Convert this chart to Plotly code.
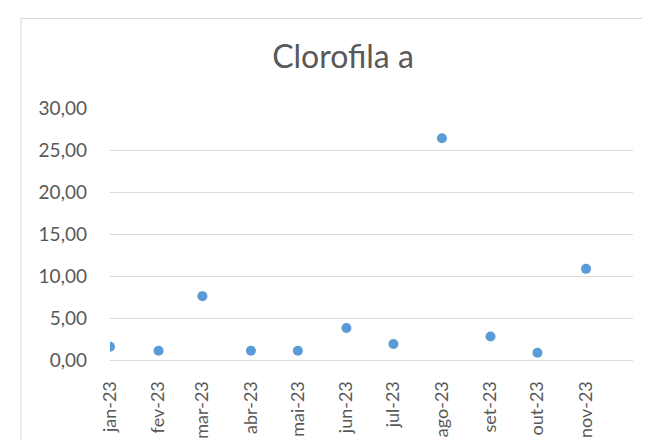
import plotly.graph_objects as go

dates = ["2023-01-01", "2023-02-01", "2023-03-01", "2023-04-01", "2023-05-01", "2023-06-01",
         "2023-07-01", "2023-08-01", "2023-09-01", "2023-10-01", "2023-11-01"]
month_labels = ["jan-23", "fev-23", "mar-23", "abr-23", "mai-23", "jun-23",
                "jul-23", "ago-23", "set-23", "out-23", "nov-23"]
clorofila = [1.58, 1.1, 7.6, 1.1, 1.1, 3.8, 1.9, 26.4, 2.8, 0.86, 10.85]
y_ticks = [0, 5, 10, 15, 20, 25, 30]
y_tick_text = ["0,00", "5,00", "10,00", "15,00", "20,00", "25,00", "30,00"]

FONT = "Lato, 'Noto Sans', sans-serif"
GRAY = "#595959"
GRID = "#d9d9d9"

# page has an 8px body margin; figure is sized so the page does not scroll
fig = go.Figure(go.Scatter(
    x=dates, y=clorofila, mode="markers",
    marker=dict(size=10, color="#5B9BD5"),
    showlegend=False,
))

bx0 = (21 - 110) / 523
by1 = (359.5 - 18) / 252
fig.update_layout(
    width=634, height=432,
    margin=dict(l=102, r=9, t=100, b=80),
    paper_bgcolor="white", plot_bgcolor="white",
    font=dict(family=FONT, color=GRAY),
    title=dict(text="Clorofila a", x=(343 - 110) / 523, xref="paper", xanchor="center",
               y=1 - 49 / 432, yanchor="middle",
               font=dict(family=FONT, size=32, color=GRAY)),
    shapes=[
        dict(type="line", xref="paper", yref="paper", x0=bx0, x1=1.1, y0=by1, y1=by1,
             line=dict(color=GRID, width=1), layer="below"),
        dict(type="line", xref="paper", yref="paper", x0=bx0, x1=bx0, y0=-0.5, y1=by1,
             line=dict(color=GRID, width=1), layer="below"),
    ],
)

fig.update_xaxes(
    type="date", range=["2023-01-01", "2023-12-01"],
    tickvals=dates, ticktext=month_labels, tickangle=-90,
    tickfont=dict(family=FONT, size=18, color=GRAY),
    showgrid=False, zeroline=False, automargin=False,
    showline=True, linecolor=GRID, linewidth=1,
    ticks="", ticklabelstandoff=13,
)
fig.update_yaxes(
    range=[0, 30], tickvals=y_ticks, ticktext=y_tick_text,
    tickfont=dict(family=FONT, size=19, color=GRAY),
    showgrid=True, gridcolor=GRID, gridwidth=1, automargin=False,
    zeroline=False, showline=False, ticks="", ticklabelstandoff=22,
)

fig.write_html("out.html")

#### Problem requirements
Write out again every line above exactly as given; the pictures do not belong in the copy.

#### Complete response
Convert this chart to Plotly code.
import plotly.graph_objects as go

dates = ["2023-01-01", "2023-02-01", "2023-03-01", "2023-04-01", "2023-05-01", "2023-06-01",
         "2023-07-01", "2023-08-01", "2023-09-01", "2023-10-01", "2023-11-01"]
month_labels = ["jan-23", "fev-23", "mar-23", "abr-23", "mai-23", "jun-23",
                "jul-23", "ago-23", "set-23", "out-23", "nov-23"]
clorofila = [1.58, 1.1, 7.6, 1.1, 1.1, 3.8, 1.9, 26.4, 2.8, 0.86, 10.85]
y_ticks = [0, 5, 10, 15, 20, 25, 30]
y_tick_text = ["0,00", "5,00", "10,00", "15,00", "20,00", "25,00", "30,00"]

FONT = "Lato, 'Noto Sans', sans-serif"
GRAY = "#595959"
GRID = "#d9d9d9"

# page has an 8px body margin; figure is sized so the page does not scroll
fig = go.Figure(go.Scatter(
    x=dates, y=clorofila, mode="markers",
    marker=dict(size=10, color="#5B9BD5"),
    showlegend=False,
))

bx0 = (21 - 110) / 523
by1 = (359.5 - 18) / 252
fig.update_layout(
    width=634, height=432,
    margin=dict(l=102, r=9, t=100, b=80),
    paper_bgcolor="white", plot_bgcolor="white",
    font=dict(family=FONT, color=GRAY),
    title=dict(text="Clorofila a", x=(343 - 110) / 523, xref="paper", xanchor="center",
               y=1 - 49 / 432, yanchor="middle",
               font=dict(family=FONT, size=32, color=GRAY)),
    shapes=[
        dict(type="line", xref="paper", yref="paper", x0=bx0, x1=1.1, y0=by1, y1=by1,
             line=dict(color=GRID, width=1), layer="below"),
        dict(type="line", xref="paper", yref="paper", x0=bx0, x1=bx0, y0=-0.5, y1=by1,
             line=dict(color=GRID, width=1), layer="below"),
    ],
)

fig.update_xaxes(
    type="date", range=["2023-01-01", "2023-12-01"],
    tickvals=dates, ticktext=month_labels, tickangle=-90,
    tickfont=dict(family=FONT, size=18, color=GRAY),
    showgrid=False, zeroline=False, automargin=False,
    showline=True, linecolor=GRID, linewidth=1,
    ticks="", ticklabelstandoff=13,
)
fig.update_yaxes(
    range=[0, 30], tickvals=y_ticks, ticktext=y_tick_text,
    tickfont=dict(family=FONT, size=19, color=GRAY),
    showgrid=True, gridcolor=GRID, gridwidth=1, automargin=False,
    zeroline=False, showline=False, ticks="", ticklabelstandoff=22,
)

fig.write_html("out.html")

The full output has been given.